== Supplied material
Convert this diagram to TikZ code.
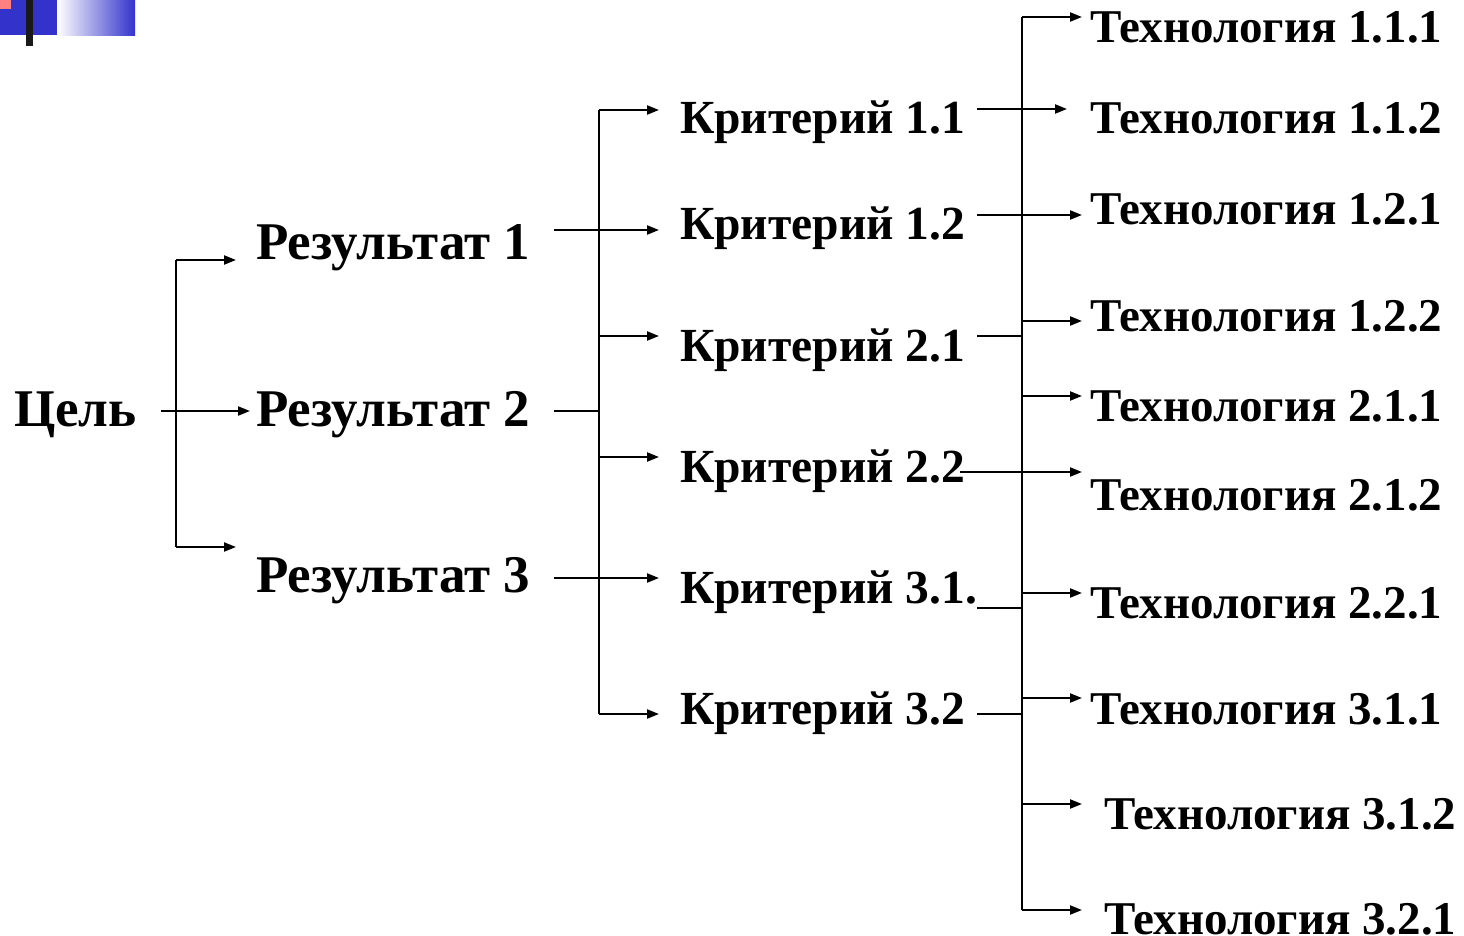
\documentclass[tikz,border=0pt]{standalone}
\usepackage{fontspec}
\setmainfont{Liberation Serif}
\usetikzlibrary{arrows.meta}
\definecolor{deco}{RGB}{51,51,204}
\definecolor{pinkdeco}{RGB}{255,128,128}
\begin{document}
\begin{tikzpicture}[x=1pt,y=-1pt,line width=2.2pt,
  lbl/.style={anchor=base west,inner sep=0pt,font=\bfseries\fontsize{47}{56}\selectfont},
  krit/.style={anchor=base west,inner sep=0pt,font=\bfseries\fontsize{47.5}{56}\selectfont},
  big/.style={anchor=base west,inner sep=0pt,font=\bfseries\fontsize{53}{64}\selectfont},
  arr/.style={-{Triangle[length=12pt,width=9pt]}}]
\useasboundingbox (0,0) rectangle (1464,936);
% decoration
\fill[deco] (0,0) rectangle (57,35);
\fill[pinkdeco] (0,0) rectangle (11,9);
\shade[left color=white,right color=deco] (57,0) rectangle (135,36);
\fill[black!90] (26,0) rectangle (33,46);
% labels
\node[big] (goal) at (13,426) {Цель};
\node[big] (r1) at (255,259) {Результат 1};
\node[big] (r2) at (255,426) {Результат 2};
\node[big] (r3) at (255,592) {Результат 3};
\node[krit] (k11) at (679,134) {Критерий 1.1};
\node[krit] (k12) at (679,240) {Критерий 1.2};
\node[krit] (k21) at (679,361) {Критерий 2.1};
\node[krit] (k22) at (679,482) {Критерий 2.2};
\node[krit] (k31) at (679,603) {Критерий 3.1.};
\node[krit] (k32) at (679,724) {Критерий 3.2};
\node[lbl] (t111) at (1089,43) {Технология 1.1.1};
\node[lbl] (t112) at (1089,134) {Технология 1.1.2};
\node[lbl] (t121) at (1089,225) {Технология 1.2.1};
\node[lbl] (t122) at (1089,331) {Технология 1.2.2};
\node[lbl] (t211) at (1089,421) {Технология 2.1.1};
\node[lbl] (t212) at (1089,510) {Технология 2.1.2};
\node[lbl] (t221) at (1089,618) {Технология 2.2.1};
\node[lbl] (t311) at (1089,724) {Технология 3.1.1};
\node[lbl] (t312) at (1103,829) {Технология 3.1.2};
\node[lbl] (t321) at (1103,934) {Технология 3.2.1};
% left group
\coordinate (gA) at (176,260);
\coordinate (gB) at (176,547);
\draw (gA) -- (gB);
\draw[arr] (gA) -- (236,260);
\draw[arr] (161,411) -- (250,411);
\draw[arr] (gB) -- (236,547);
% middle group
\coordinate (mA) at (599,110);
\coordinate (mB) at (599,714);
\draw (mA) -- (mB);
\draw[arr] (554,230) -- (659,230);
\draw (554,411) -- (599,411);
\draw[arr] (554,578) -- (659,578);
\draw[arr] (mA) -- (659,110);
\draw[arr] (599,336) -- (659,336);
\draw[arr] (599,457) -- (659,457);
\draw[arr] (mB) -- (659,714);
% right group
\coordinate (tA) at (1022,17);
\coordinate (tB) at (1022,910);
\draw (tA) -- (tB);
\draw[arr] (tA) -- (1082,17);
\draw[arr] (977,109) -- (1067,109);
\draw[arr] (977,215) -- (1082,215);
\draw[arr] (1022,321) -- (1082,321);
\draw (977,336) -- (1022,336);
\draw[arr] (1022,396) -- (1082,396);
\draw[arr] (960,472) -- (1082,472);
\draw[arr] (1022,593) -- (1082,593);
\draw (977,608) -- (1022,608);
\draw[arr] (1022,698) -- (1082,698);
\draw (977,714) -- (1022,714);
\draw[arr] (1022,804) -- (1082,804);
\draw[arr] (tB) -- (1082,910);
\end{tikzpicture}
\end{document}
====
What is expected: Copy the listing in full and without alteration, omitting every picture.

Task solution:
Convert this diagram to TikZ code.
\documentclass[tikz,border=0pt]{standalone}
\usepackage{fontspec}
\setmainfont{Liberation Serif}
\usetikzlibrary{arrows.meta}
\definecolor{deco}{RGB}{51,51,204}
\definecolor{pinkdeco}{RGB}{255,128,128}
\begin{document}
\begin{tikzpicture}[x=1pt,y=-1pt,line width=2.2pt,
  lbl/.style={anchor=base west,inner sep=0pt,font=\bfseries\fontsize{47}{56}\selectfont},
  krit/.style={anchor=base west,inner sep=0pt,font=\bfseries\fontsize{47.5}{56}\selectfont},
  big/.style={anchor=base west,inner sep=0pt,font=\bfseries\fontsize{53}{64}\selectfont},
  arr/.style={-{Triangle[length=12pt,width=9pt]}}]
\useasboundingbox (0,0) rectangle (1464,936);
% decoration
\fill[deco] (0,0) rectangle (57,35);
\fill[pinkdeco] (0,0) rectangle (11,9);
\shade[left color=white,right color=deco] (57,0) rectangle (135,36);
\fill[black!90] (26,0) rectangle (33,46);
% labels
\node[big] (goal) at (13,426) {Цель};
\node[big] (r1) at (255,259) {Результат 1};
\node[big] (r2) at (255,426) {Результат 2};
\node[big] (r3) at (255,592) {Результат 3};
\node[krit] (k11) at (679,134) {Критерий 1.1};
\node[krit] (k12) at (679,240) {Критерий 1.2};
\node[krit] (k21) at (679,361) {Критерий 2.1};
\node[krit] (k22) at (679,482) {Критерий 2.2};
\node[krit] (k31) at (679,603) {Критерий 3.1.};
\node[krit] (k32) at (679,724) {Критерий 3.2};
\node[lbl] (t111) at (1089,43) {Технология 1.1.1};
\node[lbl] (t112) at (1089,134) {Технология 1.1.2};
\node[lbl] (t121) at (1089,225) {Технология 1.2.1};
\node[lbl] (t122) at (1089,331) {Технология 1.2.2};
\node[lbl] (t211) at (1089,421) {Технология 2.1.1};
\node[lbl] (t212) at (1089,510) {Технология 2.1.2};
\node[lbl] (t221) at (1089,618) {Технология 2.2.1};
\node[lbl] (t311) at (1089,724) {Технология 3.1.1};
\node[lbl] (t312) at (1103,829) {Технология 3.1.2};
\node[lbl] (t321) at (1103,934) {Технология 3.2.1};
% left group
\coordinate (gA) at (176,260);
\coordinate (gB) at (176,547);
\draw (gA) -- (gB);
\draw[arr] (gA) -- (236,260);
\draw[arr] (161,411) -- (250,411);
\draw[arr] (gB) -- (236,547);
% middle group
\coordinate (mA) at (599,110);
\coordinate (mB) at (599,714);
\draw (mA) -- (mB);
\draw[arr] (554,230) -- (659,230);
\draw (554,411) -- (599,411);
\draw[arr] (554,578) -- (659,578);
\draw[arr] (mA) -- (659,110);
\draw[arr] (599,336) -- (659,336);
\draw[arr] (599,457) -- (659,457);
\draw[arr] (mB) -- (659,714);
% right group
\coordinate (tA) at (1022,17);
\coordinate (tB) at (1022,910);
\draw (tA) -- (tB);
\draw[arr] (tA) -- (1082,17);
\draw[arr] (977,109) -- (1067,109);
\draw[arr] (977,215) -- (1082,215);
\draw[arr] (1022,321) -- (1082,321);
\draw (977,336) -- (1022,336);
\draw[arr] (1022,396) -- (1082,396);
\draw[arr] (960,472) -- (1082,472);
\draw[arr] (1022,593) -- (1082,593);
\draw (977,608) -- (1022,608);
\draw[arr] (1022,698) -- (1082,698);
\draw (977,714) -- (1022,714);
\draw[arr] (1022,804) -- (1082,804);
\draw[arr] (tB) -- (1082,910);
\end{tikzpicture}
\end{document}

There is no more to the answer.